— RECORD LIST —
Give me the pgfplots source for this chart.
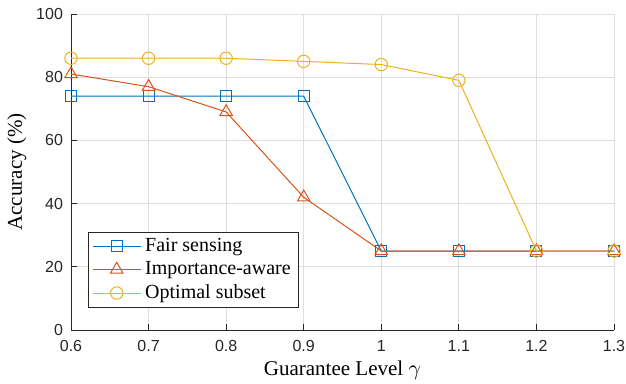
\documentclass[border=0pt]{standalone}
\usepackage{fontspec}
\setmainfont{Liberation Serif}
\newfontfamily\ticksf{Liberation Sans}
\usepackage{pgfplots}
\pgfplotsset{compat=1.18}
\definecolor{mblue}{rgb}{0,0.447,0.741}
\definecolor{mred}{rgb}{0.85,0.325,0.098}
\definecolor{myel}{rgb}{0.929,0.694,0.125}
\definecolor{axgray}{gray}{0.15}
\definecolor{gridgray}{gray}{0.87}
\begin{document}
\begin{tikzpicture}
\begin{axis}[
  name=ax,
  scale only axis,
  width=271.5pt, height=158pt,
  xmin=0.6, xmax=1.3, ymin=0, ymax=100,
  axis lines*=left,
  axis line style={axgray, line width=0.4pt},
  xtick={0.6,0.7,0.8,0.9,1,1.1,1.2,1.3},
  xticklabels={0.6,0.7,0.8,0.9,1,1.1,1.2,1.3},
  ytick={0,20,40,60,80,100},
  tick align=inside,
  major tick length=3pt,
  tick style={axgray, line width=0.4pt},
  grid=major,
  major grid style={gridgray, line width=0.4pt},
  /pgf/number format/assume math mode=true,
  tick label style={font=\ticksf\fontsize{8}{9}\selectfont, text=axgray},
  xticklabel style={yshift=-1.5pt},
  yticklabel style={xshift=-0.5pt},
  label style={font=\fontsize{10.5}{12}\selectfont},
  xlabel={Guarantee Level $\gamma$},
  ylabel={Accuracy (\%)},
  xlabel style={yshift=2pt},
  ylabel style={yshift=-2pt},
  legend style={at={(rel axis cs:0.031,0.07)}, anchor=south west,
    draw=axgray, line width=0.4pt, font=\fontsize{10}{12}\selectfont,
    inner xsep=2pt, inner ysep=1pt, row sep=-0.5pt},
  legend cell align=left,
  legend image code/.code={\draw[mark repeat=2,mark phase=2] plot coordinates {(0pt,0pt) (12pt,0pt) (24pt,0pt)};},
  every axis plot/.append style={line width=0.5pt},
]
\addplot[mblue, mark=square, mark size=2.75pt, mark options={solid}] coordinates {
 (0.6,74) (0.7,74) (0.8,74) (0.9,74) (1.0,25) (1.1,25) (1.2,25) (1.3,25)};
\addlegendentry{Fair sensing}
\addplot[mred, mark=triangle, mark size=3.6pt, mark options={solid}] coordinates {
 (0.6,81) (0.7,77) (0.8,69) (0.9,42) (1.0,25) (1.1,25) (1.2,25) (1.3,25)};
\addlegendentry{Importance-aware}
\addplot[myel, mark=o, mark size=3.1pt, mark options={solid}] coordinates {
 (0.6,86) (0.7,86) (0.8,86) (0.9,85) (1.0,84) (1.1,79) (1.2,25) (1.3,25)};
\addlegendentry{Optimal subset}
\end{axis}
\pgfresetboundingbox
\path ([xshift=-35.5pt,yshift=-26.5pt]ax.south west) rectangle ([xshift=6pt,yshift=7pt]ax.north east);
\end{tikzpicture}
\end{document}
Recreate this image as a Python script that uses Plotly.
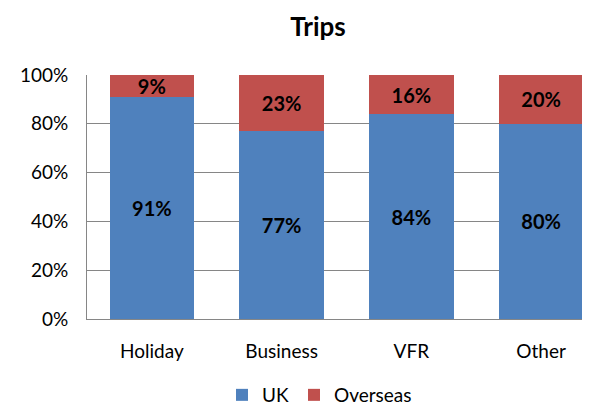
import plotly.graph_objects as go

categories = ["Holiday", "Business", "VFR", "Other"]
uk = [91, 77, 84, 80]
overseas = [9, 23, 16, 20]
y_ticks = [0, 20, 40, 60, 80, 100]
y_tick_labels = ["0%", "20%", "40%", "60%", "80%", "100%"]

FONT = "Lato"
BLUE = "#4F81BD"
RED = "#C0504D"

# The page body has an 8px default margin, so the figure is sized/offset to compensate.
W, H = 582, 399

fig = go.Figure()
for name, vals, col in [("UK", uk, BLUE), ("Overseas", overseas, RED)]:
    fig.add_trace(go.Bar(
        name=name, x=categories, y=vals, marker_color=col, marker_line_width=0,
        text=[f"{v}%" for v in vals], textposition="inside", insidetextanchor="middle",
        constraintext="none", textangle=0,
        textfont=dict(family=FONT, size=20, color="black", weight="bold"),
        cliponaxis=False, hoverinfo="skip",
    ))

fig.update_layout(
    width=W, height=H,
    barmode="stack", bargap=0.35,
    plot_bgcolor="white", paper_bgcolor="white",
    margin=dict(l=79, r=0, t=67, b=88, autoexpand=False),
    font=dict(family=FONT, size=19, color="black"),
    title=dict(text="<b>Trips</b>", x=310 / W, xanchor="center", xref="container",
               y=1 - 19 / H, yanchor="middle", yref="container",
               font=dict(family=FONT, size=26, color="black")),
    showlegend=True,
    legend=dict(orientation="h", x=214 / W, xanchor="left", xref="container",
                y=12 / H, yanchor="middle", yref="container",
                font=dict(family=FONT, size=19, color="black"),
                itemwidth=30, traceorder="normal", itemclick=False),
    xaxis=dict(range=[-0.5, 3.377], showgrid=False, showline=True, linecolor="#868686",
               linewidth=1, ticks="", ticklabelstandoff=15, fixedrange=True),
    yaxis=dict(range=[0, 100], tickvals=y_ticks, ticktext=y_tick_labels,
               showgrid=True, gridcolor="#868686", gridwidth=1, showline=True,
               linecolor="#868686", linewidth=1, ticks="", ticklabelstandoff=14,
               zeroline=False, fixedrange=True),
)

fig.write_html("out.html")
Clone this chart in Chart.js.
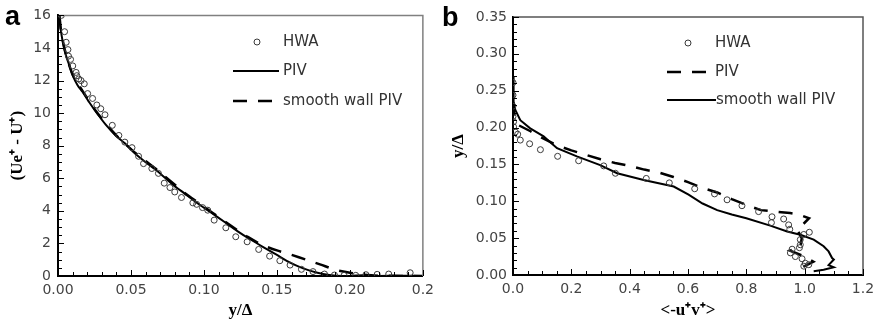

— WORK INSTRUCTIONS —
Repeat the listing in full and exactly. Do not include any images.

— SOLUTION BELOW —
Give me the pgfplots source for this chart.
\documentclass[border=0pt]{standalone}
\usepackage{fontspec}
\setmainfont{Liberation Serif}
\newfontfamily\ticksf{Liberation Sans}
\usepackage{pgfplots}
\pgfplotsset{compat=1.18}
\definecolor{mblue}{rgb}{0,0.447,0.741}
\definecolor{mred}{rgb}{0.85,0.325,0.098}
\definecolor{myel}{rgb}{0.929,0.694,0.125}
\definecolor{axgray}{gray}{0.15}
\definecolor{gridgray}{gray}{0.87}
\begin{document}
\begin{tikzpicture}
\begin{axis}[
  name=ax,
  scale only axis,
  width=271.5pt, height=158pt,
  xmin=0.6, xmax=1.3, ymin=0, ymax=100,
  axis lines*=left,
  axis line style={axgray, line width=0.4pt},
  xtick={0.6,0.7,0.8,0.9,1,1.1,1.2,1.3},
  xticklabels={0.6,0.7,0.8,0.9,1,1.1,1.2,1.3},
  ytick={0,20,40,60,80,100},
  tick align=inside,
  major tick length=3pt,
  tick style={axgray, line width=0.4pt},
  grid=major,
  major grid style={gridgray, line width=0.4pt},
  /pgf/number format/assume math mode=true,
  tick label style={font=\ticksf\fontsize{8}{9}\selectfont, text=axgray},
  xticklabel style={yshift=-1.5pt},
  yticklabel style={xshift=-0.5pt},
  label style={font=\fontsize{10.5}{12}\selectfont},
  xlabel={Guarantee Level $\gamma$},
  ylabel={Accuracy (\%)},
  xlabel style={yshift=2pt},
  ylabel style={yshift=-2pt},
  legend style={at={(rel axis cs:0.031,0.07)}, anchor=south west,
    draw=axgray, line width=0.4pt, font=\fontsize{10}{12}\selectfont,
    inner xsep=2pt, inner ysep=1pt, row sep=-0.5pt},
  legend cell align=left,
  legend image code/.code={\draw[mark repeat=2,mark phase=2] plot coordinates {(0pt,0pt) (12pt,0pt) (24pt,0pt)};},
  every axis plot/.append style={line width=0.5pt},
]
\addplot[mblue, mark=square, mark size=2.75pt, mark options={solid}] coordinates {
 (0.6,74) (0.7,74) (0.8,74) (0.9,74) (1.0,25) (1.1,25) (1.2,25) (1.3,25)};
\addlegendentry{Fair sensing}
\addplot[mred, mark=triangle, mark size=3.6pt, mark options={solid}] coordinates {
 (0.6,81) (0.7,77) (0.8,69) (0.9,42) (1.0,25) (1.1,25) (1.2,25) (1.3,25)};
\addlegendentry{Importance-aware}
\addplot[myel, mark=o, mark size=3.1pt, mark options={solid}] coordinates {
 (0.6,86) (0.7,86) (0.8,86) (0.9,85) (1.0,84) (1.1,79) (1.2,25) (1.3,25)};
\addlegendentry{Optimal subset}
\end{axis}
\pgfresetboundingbox
\path ([xshift=-35.5pt,yshift=-26.5pt]ax.south west) rectangle ([xshift=6pt,yshift=7pt]ax.north east);
\end{tikzpicture}
\end{document}
Recreate this image as a Python script that uses Plotly.
import plotly.graph_objects as go

categories = ["Holiday", "Business", "VFR", "Other"]
uk = [91, 77, 84, 80]
overseas = [9, 23, 16, 20]
y_ticks = [0, 20, 40, 60, 80, 100]
y_tick_labels = ["0%", "20%", "40%", "60%", "80%", "100%"]

FONT = "Lato"
BLUE = "#4F81BD"
RED = "#C0504D"

# The page body has an 8px default margin, so the figure is sized/offset to compensate.
W, H = 582, 399

fig = go.Figure()
for name, vals, col in [("UK", uk, BLUE), ("Overseas", overseas, RED)]:
    fig.add_trace(go.Bar(
        name=name, x=categories, y=vals, marker_color=col, marker_line_width=0,
        text=[f"{v}%" for v in vals], textposition="inside", insidetextanchor="middle",
        constraintext="none", textangle=0,
        textfont=dict(family=FONT, size=20, color="black", weight="bold"),
        cliponaxis=False, hoverinfo="skip",
    ))

fig.update_layout(
    width=W, height=H,
    barmode="stack", bargap=0.35,
    plot_bgcolor="white", paper_bgcolor="white",
    margin=dict(l=79, r=0, t=67, b=88, autoexpand=False),
    font=dict(family=FONT, size=19, color="black"),
    title=dict(text="<b>Trips</b>", x=310 / W, xanchor="center", xref="container",
               y=1 - 19 / H, yanchor="middle", yref="container",
               font=dict(family=FONT, size=26, color="black")),
    showlegend=True,
    legend=dict(orientation="h", x=214 / W, xanchor="left", xref="container",
                y=12 / H, yanchor="middle", yref="container",
                font=dict(family=FONT, size=19, color="black"),
                itemwidth=30, traceorder="normal", itemclick=False),
    xaxis=dict(range=[-0.5, 3.377], showgrid=False, showline=True, linecolor="#868686",
               linewidth=1, ticks="", ticklabelstandoff=15, fixedrange=True),
    yaxis=dict(range=[0, 100], tickvals=y_ticks, ticktext=y_tick_labels,
               showgrid=True, gridcolor="#868686", gridwidth=1, showline=True,
               linecolor="#868686", linewidth=1, ticks="", ticklabelstandoff=14,
               zeroline=False, fixedrange=True),
)

fig.write_html("out.html")
Clone this chart in Chart.js.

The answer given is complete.